Cosimo Argentina, Maschio adulto solitario

24-05-2008
La Taranto borghese di Argentina, città tossica e “pulp”, di Enzo Mansueto
 
I romanzi di Flavia Piccinni o Gianluca Antonacci, la finzione noir di De Cataldo, l’inchiesta narrativa di Alessandro Leogrande o Ornella Bellocci, sono solo alcune delle vie alla scrittura di Taranto che vanno accavallandosi in questo estremo lembo della contemporaneità.
Vie diverse, nella pratica della narrazione e negli esiti poetici, ma accomunabili almeno nell’incattivirsi di un giudizio, quello sulla città, incline ad una rappresentazione impietosa, localmente iperrealistica e insieme allegoricamente emblematica di un quadro nazionale, nella quale prevalgono di gran lunga gli scenari degradati.
Il nuovo romanzo di Cosimo Argentina non sfugge a questa tendenza, anzi la conferma con dosi massicce di negatività e disincanto. Ancora una volta il protagonista della sua narrazione è la città di Taranto e ancora una volta, come nelle vicende calcistiche rimembrate in Cuore di cuoio, è attraverso la ricostruzione memoriale del passato prossimo cittadino che vanno montando lo sdegno – quello viscerale di un figlio istruito, giammai quello ideologico dell’intellettuale engagé – e la narrazione empatica. Romanzo di formazione con tanto di giovane protagonista a ingombrare l’attenzione del lettore sin dal titolo, Dànilo Colombia,che conosciamo ai suoi 18 anni, già maschio adulto, e solitario, appunto.

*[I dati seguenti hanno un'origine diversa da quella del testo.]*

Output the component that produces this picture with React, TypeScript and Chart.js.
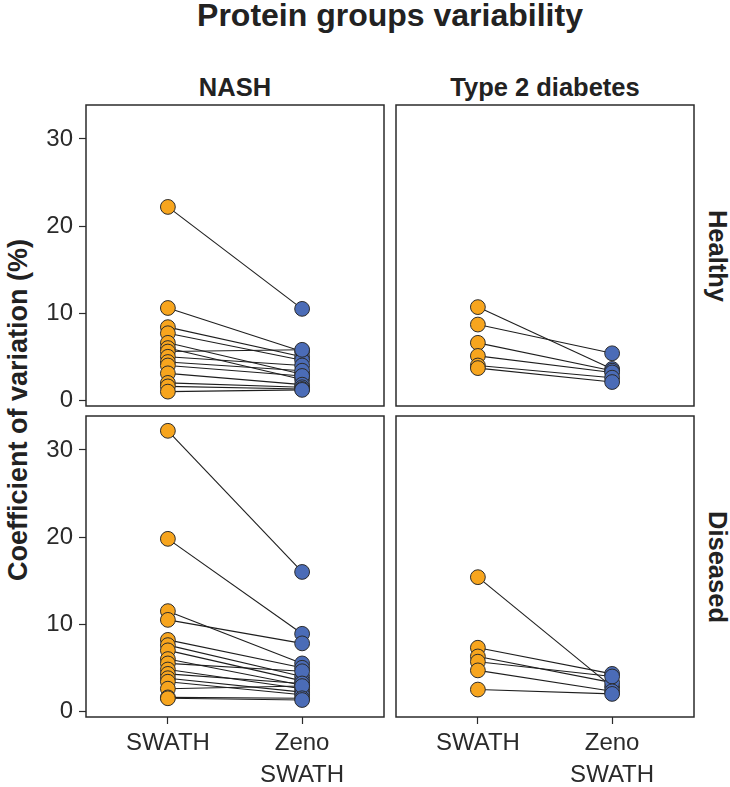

Cinque capitoli, per una discesa nel cuore di tenebra, attraverso cinque quadri di vita ventennale, crudi come le catene di smontaggio di un mattatoio in un nullificante moto apparente verso altri luoghi che riconduce ossessivamente al punto di partenza: la leva (Bari), la fabbrica (il Nord), la laurea in giurisprudenza (ancora Bari), la vita da avvocato truffaldino (in una irrimediabile Taranto caotica), il fallimento (con l’assurda scena finale al Nord). Dovunque vada, qualunque cosa faccia, Dànilo è destinato ad essere divorato dalle metastasi mefitiche, bestiali, tossiche, sanguinarie della sua città. Una dannazione verghiana, deformata orrendamente da espressioni cannibalesche e disumane: “Così come il polipo è tra gli scogli che deve stare io era a Taranto che dovevo vivere.” Bestie ovunque, in questo romanzo, cani, tigri, varani, per una umanità bestializzata (come in Uomini e cani di Omar Di Monopoli), non fosse per le agognate, memorabili presenze femminili.
La narrazione caricata di questo Argentina, a tratti – vedi l’exploit finale – appare un po’ compiaciuta di certi modi pulp, che competono, nel gusto per l’assurdo apocalittico e in alcune circoscritte similitudini, con le narrazioni Andrea Piva (l’avvocatuccio in malaffare che si dà un tono con la propria semivuota cartella di pelle… il caso clinico finale… ) e dell’ultimo Mario Desiati. Ma forse, fuori di una autoptica cronaca, questa città non merita altro stile. Oramai.